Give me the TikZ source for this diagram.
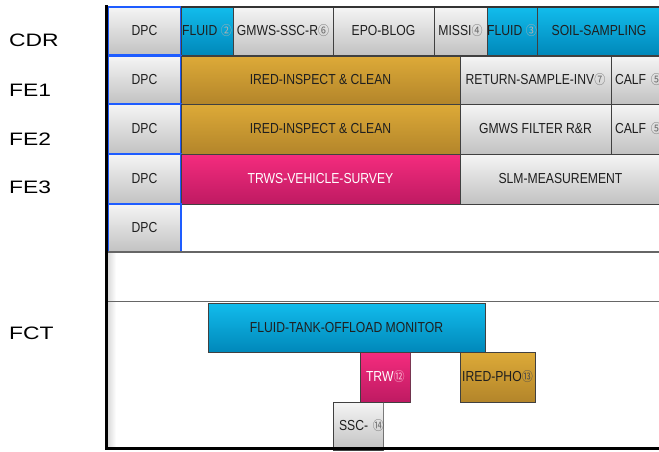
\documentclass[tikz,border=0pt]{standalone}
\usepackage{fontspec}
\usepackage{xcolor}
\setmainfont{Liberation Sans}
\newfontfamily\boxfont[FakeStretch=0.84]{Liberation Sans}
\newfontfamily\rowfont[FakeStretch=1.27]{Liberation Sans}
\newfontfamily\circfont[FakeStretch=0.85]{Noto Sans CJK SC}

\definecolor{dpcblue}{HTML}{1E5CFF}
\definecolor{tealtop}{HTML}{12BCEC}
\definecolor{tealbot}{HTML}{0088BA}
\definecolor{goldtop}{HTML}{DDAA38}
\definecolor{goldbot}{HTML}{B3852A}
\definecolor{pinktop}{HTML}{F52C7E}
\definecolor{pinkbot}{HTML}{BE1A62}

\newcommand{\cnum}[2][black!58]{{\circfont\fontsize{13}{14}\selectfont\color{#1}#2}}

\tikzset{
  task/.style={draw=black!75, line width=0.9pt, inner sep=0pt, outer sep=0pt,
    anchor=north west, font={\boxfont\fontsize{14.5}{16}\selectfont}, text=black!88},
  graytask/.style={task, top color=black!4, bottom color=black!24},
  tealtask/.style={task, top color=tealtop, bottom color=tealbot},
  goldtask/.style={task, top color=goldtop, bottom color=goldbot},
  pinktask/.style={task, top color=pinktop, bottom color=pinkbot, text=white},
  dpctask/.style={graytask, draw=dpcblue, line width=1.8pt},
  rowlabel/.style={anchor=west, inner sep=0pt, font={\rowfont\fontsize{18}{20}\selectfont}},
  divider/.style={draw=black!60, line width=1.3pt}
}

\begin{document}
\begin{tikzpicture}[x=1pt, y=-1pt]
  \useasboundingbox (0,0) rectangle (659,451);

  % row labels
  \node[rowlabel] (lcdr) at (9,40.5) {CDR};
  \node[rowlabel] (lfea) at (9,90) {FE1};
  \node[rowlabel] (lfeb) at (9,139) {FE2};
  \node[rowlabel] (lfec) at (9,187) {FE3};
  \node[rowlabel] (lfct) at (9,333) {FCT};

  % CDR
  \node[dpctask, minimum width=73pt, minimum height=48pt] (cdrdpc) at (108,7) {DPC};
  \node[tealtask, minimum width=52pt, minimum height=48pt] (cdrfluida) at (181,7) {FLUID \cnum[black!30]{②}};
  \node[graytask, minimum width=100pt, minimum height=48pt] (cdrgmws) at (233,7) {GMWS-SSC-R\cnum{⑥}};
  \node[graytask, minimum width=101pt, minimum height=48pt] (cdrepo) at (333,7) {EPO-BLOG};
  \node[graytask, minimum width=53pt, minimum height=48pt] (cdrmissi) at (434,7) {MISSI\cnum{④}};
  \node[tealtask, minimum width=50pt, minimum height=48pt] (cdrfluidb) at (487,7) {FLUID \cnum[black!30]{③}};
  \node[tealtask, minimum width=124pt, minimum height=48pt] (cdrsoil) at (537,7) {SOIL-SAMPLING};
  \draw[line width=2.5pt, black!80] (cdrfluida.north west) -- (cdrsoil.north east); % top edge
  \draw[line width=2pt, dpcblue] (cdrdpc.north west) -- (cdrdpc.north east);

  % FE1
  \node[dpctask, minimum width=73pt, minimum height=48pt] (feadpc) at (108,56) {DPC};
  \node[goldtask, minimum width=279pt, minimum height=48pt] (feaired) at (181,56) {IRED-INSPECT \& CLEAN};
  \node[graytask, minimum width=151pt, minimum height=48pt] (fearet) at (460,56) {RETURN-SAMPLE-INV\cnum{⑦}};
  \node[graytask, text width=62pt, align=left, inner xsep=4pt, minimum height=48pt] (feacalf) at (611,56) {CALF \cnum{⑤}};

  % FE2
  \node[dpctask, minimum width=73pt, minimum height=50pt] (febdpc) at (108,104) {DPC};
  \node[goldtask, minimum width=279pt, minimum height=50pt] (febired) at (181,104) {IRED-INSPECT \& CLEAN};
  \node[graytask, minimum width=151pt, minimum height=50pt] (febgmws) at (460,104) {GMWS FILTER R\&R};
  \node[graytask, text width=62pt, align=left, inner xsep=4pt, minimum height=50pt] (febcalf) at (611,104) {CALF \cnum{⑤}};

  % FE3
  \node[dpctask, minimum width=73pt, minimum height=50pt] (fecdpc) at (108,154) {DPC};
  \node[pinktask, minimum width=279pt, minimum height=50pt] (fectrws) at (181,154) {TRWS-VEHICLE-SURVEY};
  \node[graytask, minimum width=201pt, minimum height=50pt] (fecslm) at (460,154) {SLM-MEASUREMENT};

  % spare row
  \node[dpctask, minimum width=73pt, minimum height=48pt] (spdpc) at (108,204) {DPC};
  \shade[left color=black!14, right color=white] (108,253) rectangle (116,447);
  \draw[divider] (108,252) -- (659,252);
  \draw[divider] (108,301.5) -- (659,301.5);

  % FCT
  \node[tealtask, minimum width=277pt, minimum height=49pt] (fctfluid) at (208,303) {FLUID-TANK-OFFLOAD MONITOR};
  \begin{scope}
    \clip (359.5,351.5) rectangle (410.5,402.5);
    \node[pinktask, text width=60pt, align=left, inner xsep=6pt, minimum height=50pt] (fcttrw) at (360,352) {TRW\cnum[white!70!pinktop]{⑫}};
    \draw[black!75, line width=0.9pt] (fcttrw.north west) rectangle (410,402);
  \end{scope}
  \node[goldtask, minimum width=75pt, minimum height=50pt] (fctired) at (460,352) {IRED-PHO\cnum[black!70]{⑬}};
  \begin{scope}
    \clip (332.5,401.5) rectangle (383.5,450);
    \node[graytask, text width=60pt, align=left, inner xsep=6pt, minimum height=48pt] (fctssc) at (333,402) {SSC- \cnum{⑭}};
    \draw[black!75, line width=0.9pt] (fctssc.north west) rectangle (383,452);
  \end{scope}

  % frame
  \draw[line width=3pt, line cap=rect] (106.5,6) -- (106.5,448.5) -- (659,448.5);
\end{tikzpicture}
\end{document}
* * *
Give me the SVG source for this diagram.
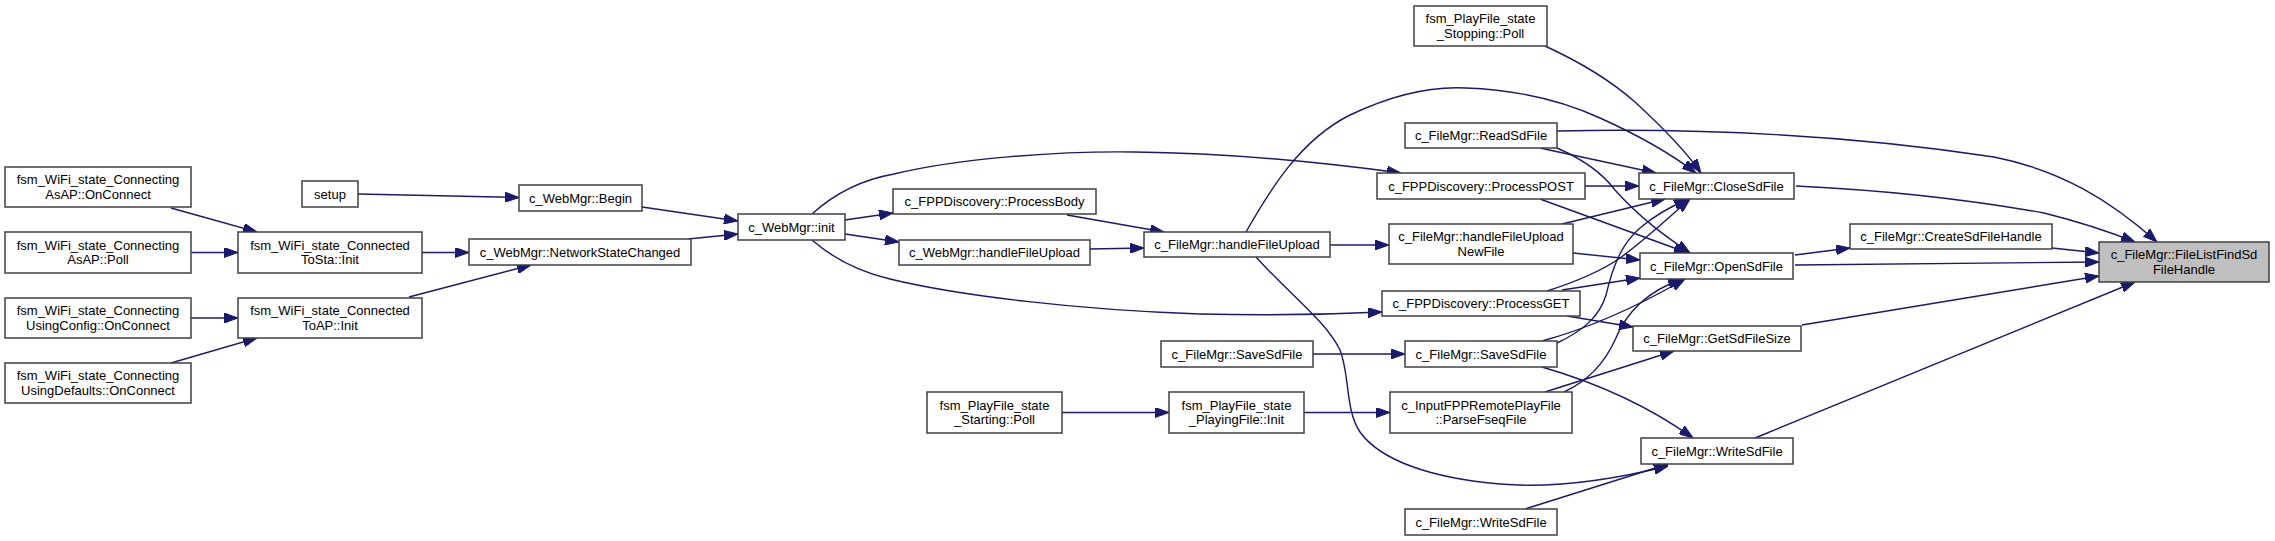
...
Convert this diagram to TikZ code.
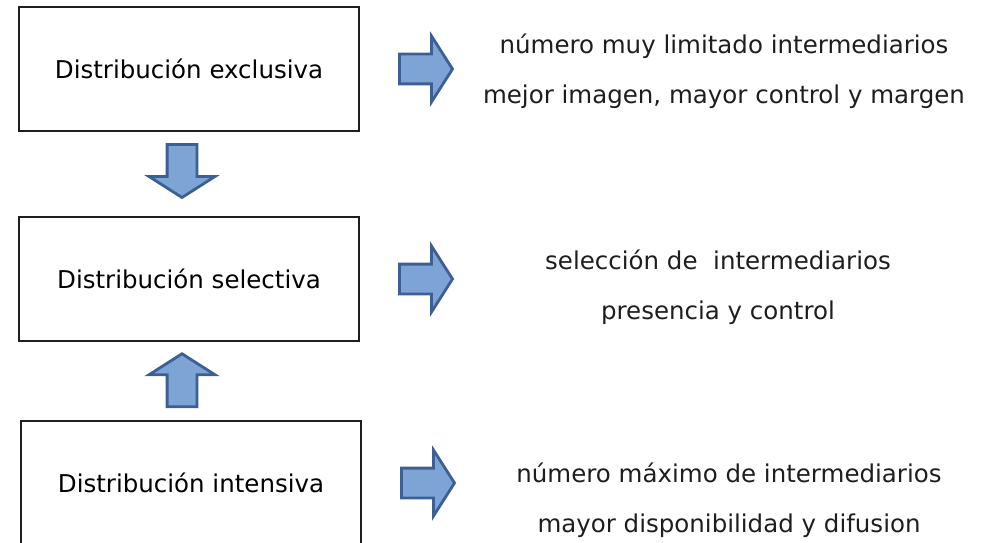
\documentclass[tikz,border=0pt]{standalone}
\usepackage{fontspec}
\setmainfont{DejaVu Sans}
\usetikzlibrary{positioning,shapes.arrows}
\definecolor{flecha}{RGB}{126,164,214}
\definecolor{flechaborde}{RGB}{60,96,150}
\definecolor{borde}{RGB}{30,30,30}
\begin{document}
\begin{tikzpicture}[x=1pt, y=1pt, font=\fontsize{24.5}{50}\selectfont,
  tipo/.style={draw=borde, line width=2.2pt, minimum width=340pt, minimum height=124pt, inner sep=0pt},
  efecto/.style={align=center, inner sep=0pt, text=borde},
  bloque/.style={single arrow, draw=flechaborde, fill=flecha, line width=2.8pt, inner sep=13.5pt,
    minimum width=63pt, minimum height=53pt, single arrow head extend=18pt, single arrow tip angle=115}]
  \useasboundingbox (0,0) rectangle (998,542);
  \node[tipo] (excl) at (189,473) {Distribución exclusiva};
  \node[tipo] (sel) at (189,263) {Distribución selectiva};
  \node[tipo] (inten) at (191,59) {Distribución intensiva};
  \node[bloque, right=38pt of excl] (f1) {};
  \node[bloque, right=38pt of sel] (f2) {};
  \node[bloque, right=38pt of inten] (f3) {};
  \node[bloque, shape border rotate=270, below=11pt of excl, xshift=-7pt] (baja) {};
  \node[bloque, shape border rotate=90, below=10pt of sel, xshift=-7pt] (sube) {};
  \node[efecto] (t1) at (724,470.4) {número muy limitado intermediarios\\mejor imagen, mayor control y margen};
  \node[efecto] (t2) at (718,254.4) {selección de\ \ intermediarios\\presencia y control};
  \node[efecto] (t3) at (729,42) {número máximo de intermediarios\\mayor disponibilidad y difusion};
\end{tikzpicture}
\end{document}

§ **Exercise task**:
Up in the listing, locate the line with "Give me the TikZ source for this diagram."; print it and every line after it down to the line with "(lfct) at (9,333)", which is included too. Skip the pictures.

§ **Answer**:
Give me the TikZ source for this diagram.
\documentclass[tikz,border=0pt]{standalone}
\usepackage{fontspec}
\usepackage{xcolor}
\setmainfont{Liberation Sans}
\newfontfamily\boxfont[FakeStretch=0.84]{Liberation Sans}
\newfontfamily\rowfont[FakeStretch=1.27]{Liberation Sans}
\newfontfamily\circfont[FakeStretch=0.85]{Noto Sans CJK SC}

\definecolor{dpcblue}{HTML}{1E5CFF}
\definecolor{tealtop}{HTML}{12BCEC}
\definecolor{tealbot}{HTML}{0088BA}
\definecolor{goldtop}{HTML}{DDAA38}
\definecolor{goldbot}{HTML}{B3852A}
\definecolor{pinktop}{HTML}{F52C7E}
\definecolor{pinkbot}{HTML}{BE1A62}

\newcommand{\cnum}[2][black!58]{{\circfont\fontsize{13}{14}\selectfont\color{#1}#2}}

\tikzset{
  task/.style={draw=black!75, line width=0.9pt, inner sep=0pt, outer sep=0pt,
    anchor=north west, font={\boxfont\fontsize{14.5}{16}\selectfont}, text=black!88},
  graytask/.style={task, top color=black!4, bottom color=black!24},
  tealtask/.style={task, top color=tealtop, bottom color=tealbot},
  goldtask/.style={task, top color=goldtop, bottom color=goldbot},
  pinktask/.style={task, top color=pinktop, bottom color=pinkbot, text=white},
  dpctask/.style={graytask, draw=dpcblue, line width=1.8pt},
  rowlabel/.style={anchor=west, inner sep=0pt, font={\rowfont\fontsize{18}{20}\selectfont}},
  divider/.style={draw=black!60, line width=1.3pt}
}

\begin{document}
\begin{tikzpicture}[x=1pt, y=-1pt]
  \useasboundingbox (0,0) rectangle (659,451);

  % row labels
  \node[rowlabel] (lcdr) at (9,40.5) {CDR};
  \node[rowlabel] (lfea) at (9,90) {FE1};
  \node[rowlabel] (lfeb) at (9,139) {FE2};
  \node[rowlabel] (lfec) at (9,187) {FE3};
  \node[rowlabel] (lfct) at (9,333) {FCT};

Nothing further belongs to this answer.